O que eu achei mais curioso, no artigo de Seleme, foi esse trecho:
“(…) O Brasil não tem tempo para esperar por uma outra esquerda, renovada e livre da influência do PT.”
Ou seja, a Globo não apenas faz um aceno amistoso ao PT, como se alinha à narrativa hegemonista do partido.
Estaria a Globo com saudades do neoliberalismo petista?
Sim, porque os argumentos de Seleme não poderiam ser mais artificiais. Os “erros” do PT apontados por ele não seriam a escolha fisiológica e desastrada de ministros do STF, tampouco a manutenção de uma política econômica profundamente ortodoxa.
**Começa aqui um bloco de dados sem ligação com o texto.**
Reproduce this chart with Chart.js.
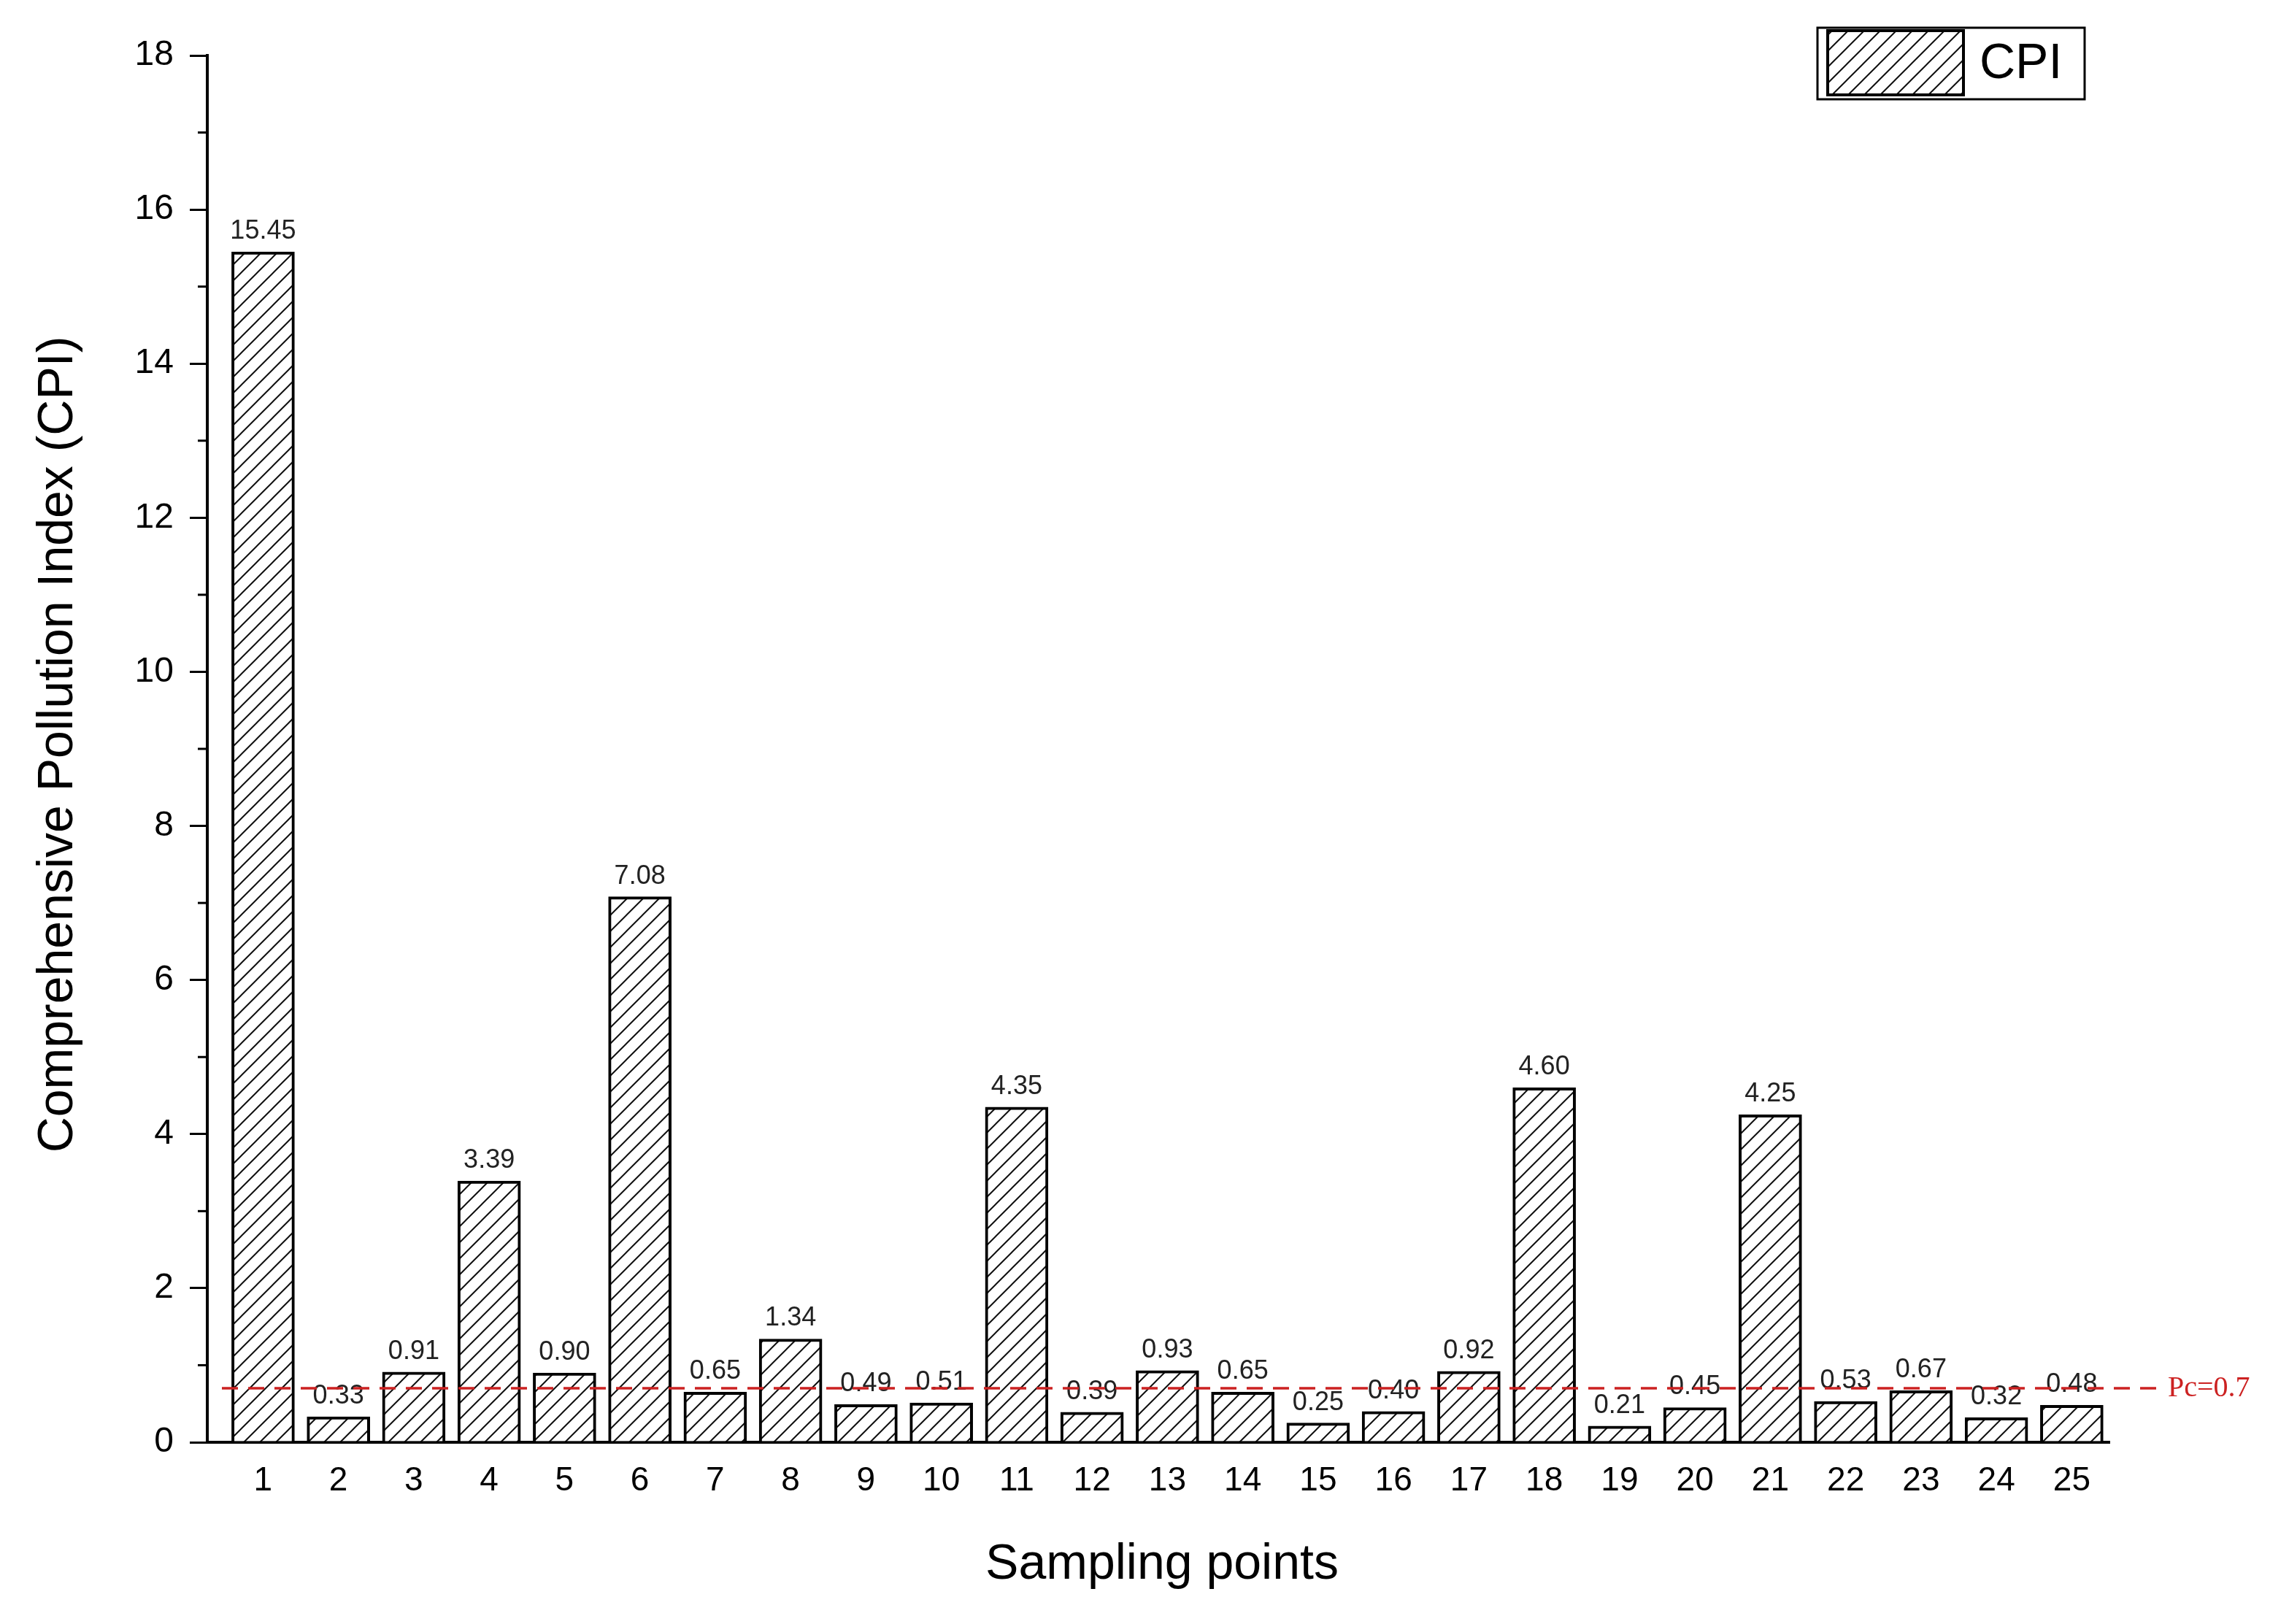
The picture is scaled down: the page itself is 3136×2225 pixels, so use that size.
<!DOCTYPE html>
<html><head><meta charset="utf-8">
<script src="https://cdn.jsdelivr.net/npm/chart.js@4"></script>
<style>html,body{margin:0;padding:0;background:#fff}canvas{display:block}</style>
</head><body>
<div style="width:3136px;height:2225px"><canvas id="c" width="3136" height="2225"></canvas></div>
<script>
const categories = [1,2,3,4,5,6,7,8,9,10,11,12,13,14,15,16,17,18,19,20,21,22,23,24,25];
const cpiValues = [15.45,0.33,0.91,3.39,0.90,7.08,0.65,1.34,0.49,0.51,4.35,0.39,0.93,0.65,0.25,0.40,0.92,4.60,0.21,0.45,4.25,0.53,0.67,0.32,0.48];
const yTicks = [0,2,4,6,8,10,12,14,16,18];
const pcValue = 0.7;

function hatch(){
  const s=22, p=document.createElement('canvas'); p.width=s; p.height=s;
  const g=p.getContext('2d'); g.fillStyle='#fff'; g.fillRect(0,0,s,s);
  g.strokeStyle='#111'; g.lineWidth=2;
  g.beginPath(); g.moveTo(-2,s+2); g.lineTo(s+2,-2);
  g.moveTo(-2,2); g.lineTo(2,-2); g.moveTo(s-2,s+2); g.lineTo(s+2,s-2); g.stroke();
  return g.createPattern(p,'repeat');
}
const ctx=document.getElementById('c').getContext('2d');
const pat=hatch();

const deco={id:'deco',
  afterDatasetsDraw(ch){
    const c=ch.ctx,x=ch.scales.x,y=ch.scales.y,a=ch.chartArea;
    c.save();
    // minor ticks
    c.strokeStyle='#000'; c.lineWidth=3;
    for(let v=1;v<18;v+=2){const py=y.getPixelForValue(v);c.beginPath();c.moveTo(a.left-13,py);c.lineTo(a.left,py);c.stroke();}
    // value labels
    c.fillStyle='#222'; c.font='36px "Liberation Sans"'; c.textAlign='center'; c.textBaseline='bottom';
    categories.forEach((k,i)=>{c.fillText(cpiValues[i].toFixed(2),x.getPixelForValue(k),y.getPixelForValue(cpiValues[i])-10);});
    // Pc line
    const py=y.getPixelForValue(pcValue);
    c.strokeStyle='#cc2222'; c.lineWidth=3.5; c.setLineDash([22,14]);
    c.beginPath(); c.moveTo(a.left+20,py); c.lineTo(2962,py); c.stroke(); c.setLineDash([]);
    c.fillStyle='#cc2222'; c.font='40px "Liberation Serif"'; c.textAlign='left'; c.textBaseline='middle';
    c.fillText('Pc='+pcValue,2970,py);
    // axis titles
    c.fillStyle='#000'; c.font='68px "Liberation Sans"'; c.textAlign='center'; c.textBaseline='middle';
    c.fillText('Sampling points',1592,2144);
    c.translate(80,1020); c.rotate(-Math.PI/2); c.fillText('Comprehensive Pollution Index (CPI)',0,0);
    c.restore();
    // legend
    c.save();
    c.strokeStyle='#000'; c.lineWidth=3; c.strokeRect(2490,38,366,98);
    c.fillStyle=pat; c.fillRect(2504,42,186,88); c.lineWidth=4; c.strokeRect(2504,42,186,88);
    c.fillStyle='#000'; c.font='68px "Liberation Sans"'; c.textAlign='left'; c.textBaseline='middle';
    c.fillText('CPI',2712,88);
    c.restore();
  }};

new Chart(ctx,{type:'bar',
  data:{datasets:[{label:'CPI',data:categories.map((k,i)=>({x:k,y:cpiValues[i]})),
    backgroundColor:pat,borderColor:'#000',borderWidth:4,borderSkipped:'bottom',barThickness:86}]},
  options:{responsive:false,animation:false,devicePixelRatio:1,
    layout:{padding:{left:0,top:76,right:246,bottom:0}},
    plugins:{legend:{display:false},tooltip:{enabled:false}},
    scales:{
      x:{type:'linear',min:0.26,max:25.5,offset:false,
        afterBuildTicks(s){s.ticks=categories.map(v=>({value:v}));},
        afterFit(s){s.height=249;},
        grid:{display:false,drawTicks:false},
        border:{display:true,color:'#000',width:4},
        ticks:{padding:26,color:'#000',font:{size:46,family:'Liberation Sans'},autoSkip:false,maxRotation:0}},
      y:{min:0,max:18,
        afterBuildTicks(s){s.ticks=yTicks.map(v=>({value:v}));},
        afterFit(s){s.width=284;},
        grid:{drawOnChartArea:false,drawTicks:true,tickLength:24,color:'#000',lineWidth:3},
        border:{display:true,color:'#000',width:4},
        ticks:{padding:22,color:'#000',font:{size:48,family:'Liberation Sans'}}}
    }},
  plugins:[deco]});
</script></body></html>
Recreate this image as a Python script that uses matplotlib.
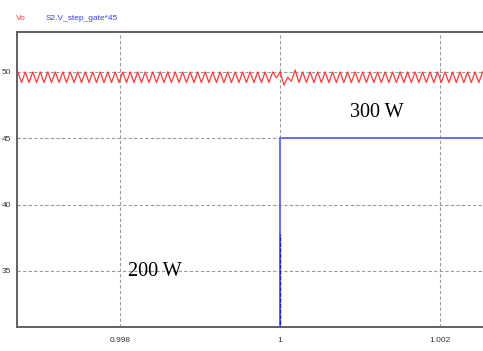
import numpy as np
import matplotlib
matplotlib.use('Agg')
import matplotlib.pyplot as plt

# time window and ripple timing
t_start = 0.9967125
t_end = 1.0025375
ripple_period = 0.0000937

# Vo ripple: peak / trough value of each cycle (V)
vo_peak = [50.0] * 35 + [50.0, 49.6, 50.15] + [50.0] * 25
vo_trough = [49.2] * 34 + [49.55, 49.0, 49.3] + [49.2] * 25

# S2.V_step_gate*45
step_t = [t_start, 1.0, 1.0, t_end]
step_v = [0.0, 0.0, 45.0, 45.0]
step_low_v = [0.0, 37.8]

x_ticks = [0.998, 1.0, 1.002]
x_tick_labels = ['0.998', '1', '1.002']
y_ticks = [35, 40, 45, 50]

# build the alternating peak/trough polyline
vo_v = []
for p, tr in zip(vo_peak, vo_trough):
    vo_v += [p, tr]
vo_v.append(vo_peak[-1])
vo_t = t_start + 0.00001 + np.arange(len(vo_v)) * ripple_period / 2

fig = plt.figure(figsize=(4.83, 3.51), dpi=100)
ax = fig.add_axes([17 / 483, 1 - 327 / 351, 1 - 17 / 483, (327 - 32) / 351])

ax.plot(vo_t, vo_v, color='#ff3b3b', lw=0.9, zorder=3)
ax.plot(step_t, step_v, color='#6a6aff', lw=1.4, zorder=4)
ax.plot([1.0, 1.0], step_low_v, color='#1a1acc', lw=1.0, ls=(0, (3, 1)), zorder=5)

ax.set_xlim(t_start, t_end)
ax.set_ylim(30.78, 53.01)
ax.set_xticks(x_ticks)
ax.set_xticklabels(x_tick_labels)
ax.set_yticks(y_ticks)
ax.tick_params(axis='x', length=0, labelsize=6, labelcolor='#333333', pad=7)
ax.tick_params(axis='y', length=0, labelsize=6, labelcolor='#333333', pad=4.5)
for lab in ax.get_xticklabels() + ax.get_yticklabels():
    lab.set_family('Liberation Sans')

ax.grid(True, color='#9a9a9a', lw=0.8, ls=(0, (3, 2)))
ax.set_axisbelow(True)
for s in ['top', 'bottom', 'left']:
    ax.spines[s].set_color('#606060')
    ax.spines[s].set_linewidth(1.4)
ax.spines['right'].set_visible(False)

ax.text(1.000875, 46.6, '300 W', family='Liberation Serif', fontsize=14.5, color='black')
ax.text(0.9981, 34.6, '200 W', family='Liberation Serif', fontsize=14.5, color='black')

fig.text(16 / 483, 1 - 19 / 351, 'Vo', family='Liberation Sans', fontsize=6,
         color='#ff3b3b', va='center')
fig.text(46 / 483, 1 - 19 / 351, 'S2.V_step_gate*45', family='Liberation Sans', fontsize=6,
         color='#3b3bff', va='center')

fig.savefig('out.png', dpi=100)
Os “erros” seriam esses fantasmas vendidos pela própria Globo, como o “controle externo da mídia”.
Quanto à corrupção, nem a Globo nem o PT parecem examinar o problema principal, que foi expor a nossa joia da coroa a uma campanha de desmoralização perigosíssima, que resultou em prejuízos incalculáveis para o país: depois da Lava Jato, partes importantes, estratégicas, da estatal foram entregues a preço de banana a setores frequentemente antagônicos aos interesses da própria Petrobras.
Se a Lava Jato foi, de fato, uma operação repleta de abusos, e que contou, eventualmente, com apoio de aparatos de inteligência estrangeiros, isso não redime o governo petista de ter entregue diretorias estratégicas da Petrobras a setores altamente corrompidos da política partidária.
Quando reclamamos que o PT não montou um sistema de inteligência capaz de proteger a Petrobras nem do assédio estrangeiro, nem da corrupção doméstica, não devemos esquecer que talvez não tenha sido uma falha, mas um projeto: talvez não interessasse à legenda montar um sistema de inteligência, pois este iria, fatalmente, desmontar esquemas partidários que integravam o projeto de poder da legenda.
Da Globo, porém, não deve se esperar nenhum apoio a qualquer projeto nacional soberano, pois sempre agiu como uma empresa norte-americana estabelecida apenas por acaso em território nacional. O sonho da Globo é um novo governo petista neoliberal, onde ela repita o seu teatrinho de mídia de oposição, receba seus bilhões de contratos de publicidade, enquanto o governo faz o serviço sujo de enriquecer ainda mais a nossa plutocracia.